WE ARE CHILDFREE

“My childfree choice has been used against me, to discredit my faith, my womanhood and my capacity to be a wife.”

Dania, 33, USA

It took me a while to write this because I’ve never been invited to share my story in a place FOR childfree people.

Typically I’m interrogated about this choice with the intent to convert me. My childfree choice has been used against me many times, to discredit my faith, my womanhood and my capacity to be a wife—which was the case in my marriage.

It’s always hilarious to me when people try to bring faith into it, claiming it’s mandated by God in scripture. As the daughter of a religious scholar, I’m well equipped to tell people that nowhere in scripture is childrearing a mandate. God calls it an adornment of life, but He also reminds us that they can be a misguiding temptation. God is literally telling us they go both ways and we can choose based on which fits our lifestyles!

In my most recent relationship, when his family found out I don’t want children, all hell had broken loose. I was called a “sinner” and “broken”, and my partner’s parents told him to “fix” me before we got engaged or else. I became happily single again.

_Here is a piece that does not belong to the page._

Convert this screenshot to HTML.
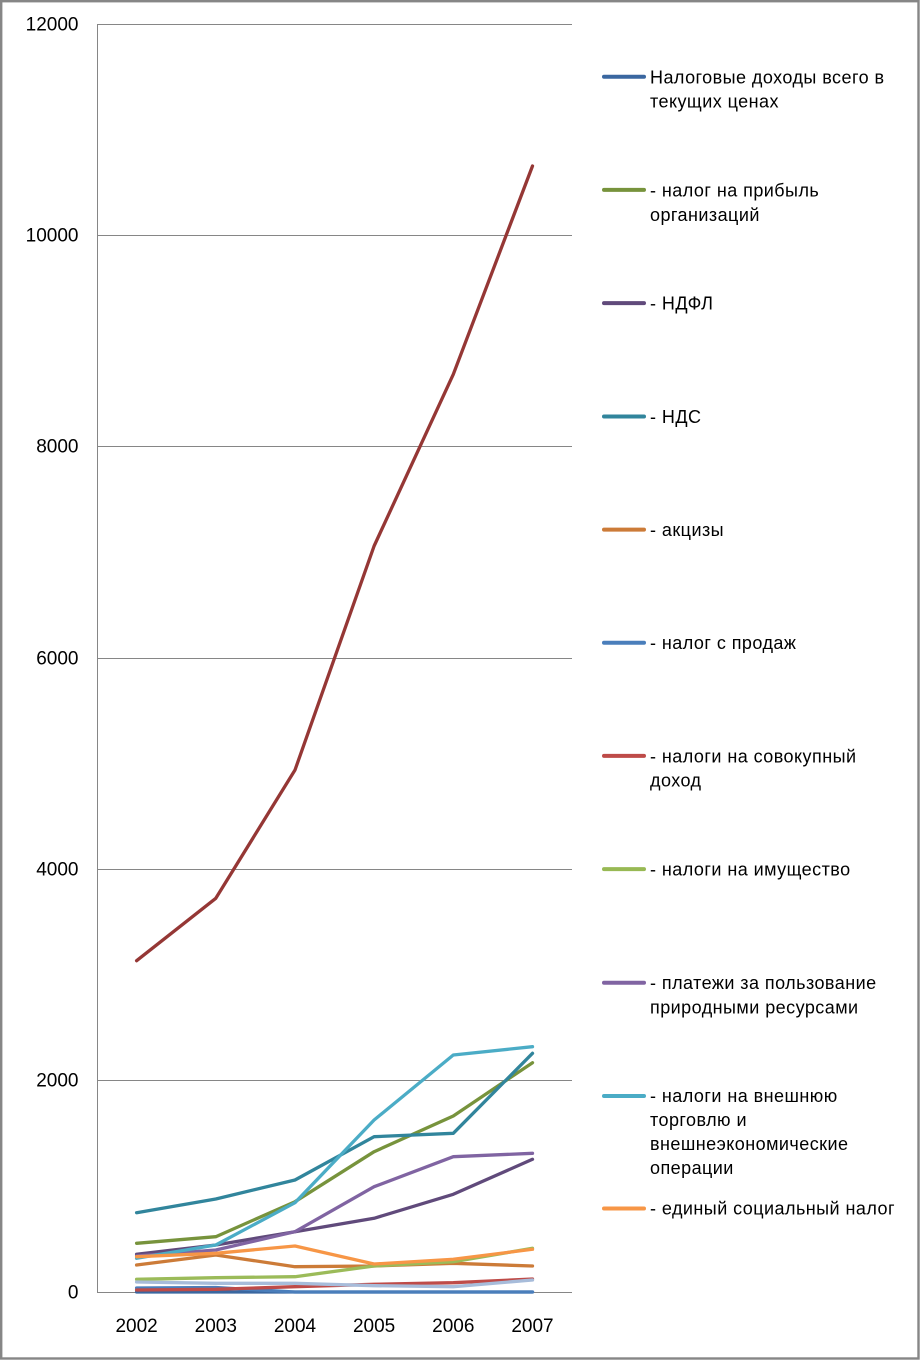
<!DOCTYPE html>
<html>
<head>
<meta charset="utf-8">
<style>
html,body{margin:0;padding:0;background:#fff;}
svg{display:block;}
text{font-family:"Liberation Sans","DejaVu Sans",sans-serif;fill:#000;}
.yl{font-size:19px;text-anchor:end;}
.xl{font-size:19px;text-anchor:middle;}
.lg{font-size:18px;letter-spacing:0.45px;}
.s{fill:none;stroke-width:3.3;stroke-linejoin:round;stroke-linecap:round;}
</style>
</head>
<body>
<svg width="920" height="1360" viewBox="0 0 920 1360" xmlns="http://www.w3.org/2000/svg">
<rect x="0" y="0" width="920" height="1360" fill="#fff"/>
<rect x="1.2" y="1.2" width="917.3" height="1357.3" fill="none" stroke="#868686" stroke-width="2.4"/>

<!-- gridlines -->
<g stroke="#868686" stroke-width="1">
<line x1="97" y1="24.5" x2="572" y2="24.5"/>
<line x1="97" y1="235.5" x2="572" y2="235.5"/>
<line x1="97" y1="446.5" x2="572" y2="446.5"/>
<line x1="97" y1="658.5" x2="572" y2="658.5"/>
<line x1="97" y1="869.5" x2="572" y2="869.5"/>
<line x1="97" y1="1080.5" x2="572" y2="1080.5"/>
<line x1="97" y1="1292.5" x2="572" y2="1292.5"/>
<line x1="97.5" y1="24" x2="97.5" y2="1293"/>
</g>

<!-- y labels -->
<text class="yl" x="78.5" y="30.5">12000</text>
<text class="yl" x="78.5" y="241.5">10000</text>
<text class="yl" x="78.5" y="452.5">8000</text>
<text class="yl" x="78.5" y="664.5">6000</text>
<text class="yl" x="78.5" y="875.5">4000</text>
<text class="yl" x="78.5" y="1086.5">2000</text>
<text class="yl" x="78.5" y="1298.5">0</text>

<!-- x labels -->
<text class="xl" x="136.6" y="1332">2002</text>
<text class="xl" x="215.8" y="1332">2003</text>
<text class="xl" x="295" y="1332">2004</text>
<text class="xl" x="374.1" y="1332">2005</text>
<text class="xl" x="453.3" y="1332">2006</text>
<text class="xl" x="532.5" y="1332">2007</text>

<!-- series -->
<polyline class="s" stroke="#3A67A0" points="136.6,1292 215.8,1292 295,1292 374.1,1292 453.3,1292 532.5,1292"/>
<polyline class="s" stroke="#77933C" points="136.6,1243.3 215.8,1236.7 295,1201.7 374.1,1151.7 453.3,1116 532.5,1062.7"/>
<polyline class="s" stroke="#604A7B" points="136.6,1254.3 215.8,1245 295,1231.7 374.1,1218.3 453.3,1194.3 532.5,1159.3"/>
<polyline class="s" stroke="#31859C" points="136.6,1212.7 215.8,1199 295,1180 374.1,1136.7 453.3,1133.3 532.5,1053.3"/>
<polyline class="s" stroke="#CC7B38" points="136.6,1265 215.8,1255 295,1266.7 374.1,1266 453.3,1263.3 532.5,1266"/>
<polyline class="s" stroke="#4A7EBB" points="136.6,1288 215.8,1287.5 295,1292 374.1,1292 453.3,1292 532.5,1292"/>
<polyline class="s" stroke="#BE4B48" points="136.6,1290 215.8,1289.3 295,1286.7 374.1,1284.3 453.3,1282.7 532.5,1279"/>
<polyline class="s" stroke="#9BBB59" points="136.6,1279.3 215.8,1277.7 295,1276.7 374.1,1266 453.3,1261.7 532.5,1248.3"/>
<polyline class="s" stroke="#8064A2" points="136.6,1256 215.8,1250 295,1231.7 374.1,1186.7 453.3,1156.7 532.5,1153.3"/>
<polyline class="s" stroke="#4BACC6" points="136.6,1258.3 215.8,1245 295,1202.7 374.1,1120 453.3,1055 532.5,1046.7"/>
<polyline class="s" stroke="#F79646" points="136.6,1256.7 215.8,1253.3 295,1246 374.1,1264 453.3,1259.3 532.5,1249.3"/>
<polyline class="s" stroke="#953735" points="136.6,960.7 215.8,898.3 295,770 374.1,546 453.3,374.3 532.5,166"/>
<polyline class="s" stroke="#A7BCDA" points="136.6,1282 215.8,1283.3 295,1283.3 374.1,1285.7 453.3,1286.7 532.5,1280"/>

<!-- legend -->
<g stroke-width="4" stroke-linecap="round">
<line x1="604" y1="76.7" x2="644" y2="76.7" stroke="#3A67A0"/>
<line x1="604" y1="189.9" x2="644" y2="189.9" stroke="#77933C"/>
<line x1="604" y1="303.1" x2="644" y2="303.1" stroke="#604A7B"/>
<line x1="604" y1="416.5" x2="644" y2="416.5" stroke="#31859C"/>
<line x1="604" y1="529.6" x2="644" y2="529.6" stroke="#CC7B38"/>
<line x1="604" y1="642.8" x2="644" y2="642.8" stroke="#4A7EBB"/>
<line x1="604" y1="755.9" x2="644" y2="755.9" stroke="#BE4B48"/>
<line x1="604" y1="869.1" x2="644" y2="869.1" stroke="#98B954"/>
<line x1="604" y1="982.8" x2="644" y2="982.8" stroke="#8064A2"/>
<line x1="604" y1="1096" x2="644" y2="1096" stroke="#4BACC6"/>
<line x1="604" y1="1208.5" x2="644" y2="1208.5" stroke="#F79646"/>
</g>

<text class="lg" x="650" y="83.3">Налоговые доходы всего в</text>
<text class="lg" x="650" y="107.6">текущих ценах</text>
<text class="lg" x="650" y="196.5">- налог на прибыль</text>
<text class="lg" x="650" y="220.8">организаций</text>
<text class="lg" x="650" y="309.6">- НДФЛ</text>
<text class="lg" x="650" y="422.9">- НДС</text>
<text class="lg" x="650" y="536">- акцизы</text>
<text class="lg" x="650" y="649.2">- налог с продаж</text>
<text class="lg" x="650" y="762.3">- налоги на совокупный</text>
<text class="lg" x="650" y="786.6">доход</text>
<text class="lg" x="650" y="875.5">- налоги на имущество</text>
<text class="lg" x="650" y="989">- платежи за пользование</text>
<text class="lg" x="650" y="1013.3">природными ресурсами</text>
<text class="lg" x="650" y="1101.8">- налоги на внешнюю</text>
<text class="lg" x="650" y="1126">торговлю и</text>
<text class="lg" x="650" y="1150">внешнеэкономические</text>
<text class="lg" x="650" y="1174">операции</text>
<text class="lg" x="650" y="1214.5">- единый социальный налог</text>
</svg>
</body>
</html>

What’s interesting to me is that people are so quick to interrogate, judge and demand my explanation for this choice like they are entitled to it, but they don’t recognize the fact that they never took a second to stop and ask themselves why they want/have children. Every first date, I make this choice very clear because it’s a non-negotiable for me. Instantly the men get angry and defensive, scolding me for being a “selfish” and “heartless”. When they finish their rants, I ask them to tell me why they want children. Till this day, not one man has been able to answer this question. Hell, not even one woman has. Because your “ovaries are screaming for babies” or because you want “to raise better kids” than your parents did severely worries me as those are quite selfish and unhealthy reasons to bring another human into this life.

I’m grateful I’ve stuck to my choice. I’ve been able to leave an abusive marriage, publish two more books and go back to school for a second graduate degree. I established and manage a nonprofit and have been able to travel for leisure and work. Most important of all, I’m so happy, having faith that I am doing what is best. When people try to tell me this will limit my options for a husband in the future, I shrug my shoulders and say, “If I’m meant to stay single, I’m fine, and if God has someone who is the best fit for my life, He will send him when the time is right. I’m not stressing.”